**DO THIS:** Skip the pictures and quote all of the lines exactly.

►

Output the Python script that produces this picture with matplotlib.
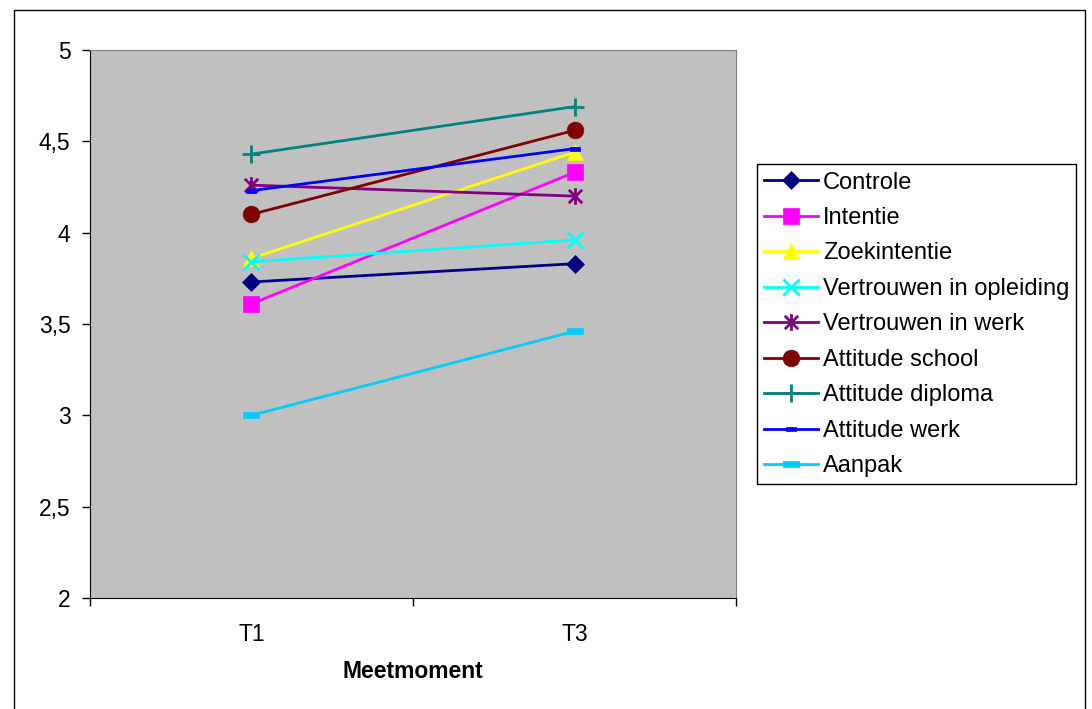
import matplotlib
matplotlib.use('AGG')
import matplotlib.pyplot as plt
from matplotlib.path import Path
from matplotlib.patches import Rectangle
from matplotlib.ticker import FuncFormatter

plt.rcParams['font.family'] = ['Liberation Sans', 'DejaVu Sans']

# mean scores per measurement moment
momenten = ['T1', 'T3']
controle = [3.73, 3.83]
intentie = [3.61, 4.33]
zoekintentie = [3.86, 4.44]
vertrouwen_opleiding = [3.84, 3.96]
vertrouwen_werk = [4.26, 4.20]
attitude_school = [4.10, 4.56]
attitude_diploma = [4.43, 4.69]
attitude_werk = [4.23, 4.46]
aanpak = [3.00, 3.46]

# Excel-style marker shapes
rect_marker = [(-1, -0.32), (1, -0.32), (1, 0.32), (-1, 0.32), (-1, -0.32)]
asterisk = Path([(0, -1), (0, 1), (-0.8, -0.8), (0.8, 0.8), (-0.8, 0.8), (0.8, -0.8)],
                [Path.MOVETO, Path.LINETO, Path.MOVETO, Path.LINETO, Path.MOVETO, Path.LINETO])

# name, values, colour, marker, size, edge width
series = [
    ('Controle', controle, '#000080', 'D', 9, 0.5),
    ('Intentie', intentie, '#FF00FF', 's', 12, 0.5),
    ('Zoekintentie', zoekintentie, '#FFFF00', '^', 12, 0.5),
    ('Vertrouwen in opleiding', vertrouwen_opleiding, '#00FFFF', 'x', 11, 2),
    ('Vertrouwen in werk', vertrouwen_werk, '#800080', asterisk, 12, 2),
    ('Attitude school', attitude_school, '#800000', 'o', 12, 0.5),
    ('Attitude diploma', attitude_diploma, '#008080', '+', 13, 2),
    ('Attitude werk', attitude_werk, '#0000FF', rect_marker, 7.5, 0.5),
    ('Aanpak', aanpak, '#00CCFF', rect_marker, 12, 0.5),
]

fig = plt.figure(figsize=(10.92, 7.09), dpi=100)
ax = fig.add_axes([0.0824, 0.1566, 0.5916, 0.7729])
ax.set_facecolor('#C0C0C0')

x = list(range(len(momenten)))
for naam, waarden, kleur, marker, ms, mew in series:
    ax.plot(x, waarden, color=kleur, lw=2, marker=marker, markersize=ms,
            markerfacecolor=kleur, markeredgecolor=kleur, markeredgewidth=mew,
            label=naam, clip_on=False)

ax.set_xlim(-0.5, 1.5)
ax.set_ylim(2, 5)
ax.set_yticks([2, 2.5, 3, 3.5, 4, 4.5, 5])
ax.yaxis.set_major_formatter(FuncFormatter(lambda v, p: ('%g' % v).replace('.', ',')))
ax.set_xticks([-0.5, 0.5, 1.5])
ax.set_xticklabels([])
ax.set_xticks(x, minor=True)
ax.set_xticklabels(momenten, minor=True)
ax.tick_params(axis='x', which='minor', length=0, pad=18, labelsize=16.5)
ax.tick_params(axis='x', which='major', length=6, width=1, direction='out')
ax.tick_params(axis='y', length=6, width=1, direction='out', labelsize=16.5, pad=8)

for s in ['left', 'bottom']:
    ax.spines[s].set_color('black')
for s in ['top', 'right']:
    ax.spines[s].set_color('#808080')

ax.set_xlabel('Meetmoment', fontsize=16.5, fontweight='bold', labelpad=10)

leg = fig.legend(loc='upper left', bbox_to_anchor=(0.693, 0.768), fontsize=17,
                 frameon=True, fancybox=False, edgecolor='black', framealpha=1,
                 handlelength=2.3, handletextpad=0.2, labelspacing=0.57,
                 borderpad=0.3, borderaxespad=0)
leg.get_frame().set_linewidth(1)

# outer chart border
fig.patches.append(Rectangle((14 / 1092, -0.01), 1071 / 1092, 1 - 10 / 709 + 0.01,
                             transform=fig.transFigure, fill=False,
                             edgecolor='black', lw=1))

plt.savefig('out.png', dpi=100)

◄

**EXPECTED ANSWER:**
Output the Python script that produces this picture with matplotlib.
import matplotlib
matplotlib.use('AGG')
import matplotlib.pyplot as plt
from matplotlib.path import Path
from matplotlib.patches import Rectangle
from matplotlib.ticker import FuncFormatter

plt.rcParams['font.family'] = ['Liberation Sans', 'DejaVu Sans']

# mean scores per measurement moment
momenten = ['T1', 'T3']
controle = [3.73, 3.83]
intentie = [3.61, 4.33]
zoekintentie = [3.86, 4.44]
vertrouwen_opleiding = [3.84, 3.96]
vertrouwen_werk = [4.26, 4.20]
attitude_school = [4.10, 4.56]
attitude_diploma = [4.43, 4.69]
attitude_werk = [4.23, 4.46]
aanpak = [3.00, 3.46]

# Excel-style marker shapes
rect_marker = [(-1, -0.32), (1, -0.32), (1, 0.32), (-1, 0.32), (-1, -0.32)]
asterisk = Path([(0, -1), (0, 1), (-0.8, -0.8), (0.8, 0.8), (-0.8, 0.8), (0.8, -0.8)],
                [Path.MOVETO, Path.LINETO, Path.MOVETO, Path.LINETO, Path.MOVETO, Path.LINETO])

# name, values, colour, marker, size, edge width
series = [
    ('Controle', controle, '#000080', 'D', 9, 0.5),
    ('Intentie', intentie, '#FF00FF', 's', 12, 0.5),
    ('Zoekintentie', zoekintentie, '#FFFF00', '^', 12, 0.5),
    ('Vertrouwen in opleiding', vertrouwen_opleiding, '#00FFFF', 'x', 11, 2),
    ('Vertrouwen in werk', vertrouwen_werk, '#800080', asterisk, 12, 2),
    ('Attitude school', attitude_school, '#800000', 'o', 12, 0.5),
    ('Attitude diploma', attitude_diploma, '#008080', '+', 13, 2),
    ('Attitude werk', attitude_werk, '#0000FF', rect_marker, 7.5, 0.5),
    ('Aanpak', aanpak, '#00CCFF', rect_marker, 12, 0.5),
]

fig = plt.figure(figsize=(10.92, 7.09), dpi=100)
ax = fig.add_axes([0.0824, 0.1566, 0.5916, 0.7729])
ax.set_facecolor('#C0C0C0')

x = list(range(len(momenten)))
for naam, waarden, kleur, marker, ms, mew in series:
    ax.plot(x, waarden, color=kleur, lw=2, marker=marker, markersize=ms,
            markerfacecolor=kleur, markeredgecolor=kleur, markeredgewidth=mew,
            label=naam, clip_on=False)

ax.set_xlim(-0.5, 1.5)
ax.set_ylim(2, 5)
ax.set_yticks([2, 2.5, 3, 3.5, 4, 4.5, 5])
ax.yaxis.set_major_formatter(FuncFormatter(lambda v, p: ('%g' % v).replace('.', ',')))
ax.set_xticks([-0.5, 0.5, 1.5])
ax.set_xticklabels([])
ax.set_xticks(x, minor=True)
ax.set_xticklabels(momenten, minor=True)
ax.tick_params(axis='x', which='minor', length=0, pad=18, labelsize=16.5)
ax.tick_params(axis='x', which='major', length=6, width=1, direction='out')
ax.tick_params(axis='y', length=6, width=1, direction='out', labelsize=16.5, pad=8)

for s in ['left', 'bottom']:
    ax.spines[s].set_color('black')
for s in ['top', 'right']:
    ax.spines[s].set_color('#808080')

ax.set_xlabel('Meetmoment', fontsize=16.5, fontweight='bold', labelpad=10)

leg = fig.legend(loc='upper left', bbox_to_anchor=(0.693, 0.768), fontsize=17,
                 frameon=True, fancybox=False, edgecolor='black', framealpha=1,
                 handlelength=2.3, handletextpad=0.2, labelspacing=0.57,
                 borderpad=0.3, borderaxespad=0)
leg.get_frame().set_linewidth(1)

# outer chart border
fig.patches.append(Rectangle((14 / 1092, -0.01), 1071 / 1092, 1 - 10 / 709 + 0.01,
                             transform=fig.transFigure, fill=False,
                             edgecolor='black', lw=1))

plt.savefig('out.png', dpi=100)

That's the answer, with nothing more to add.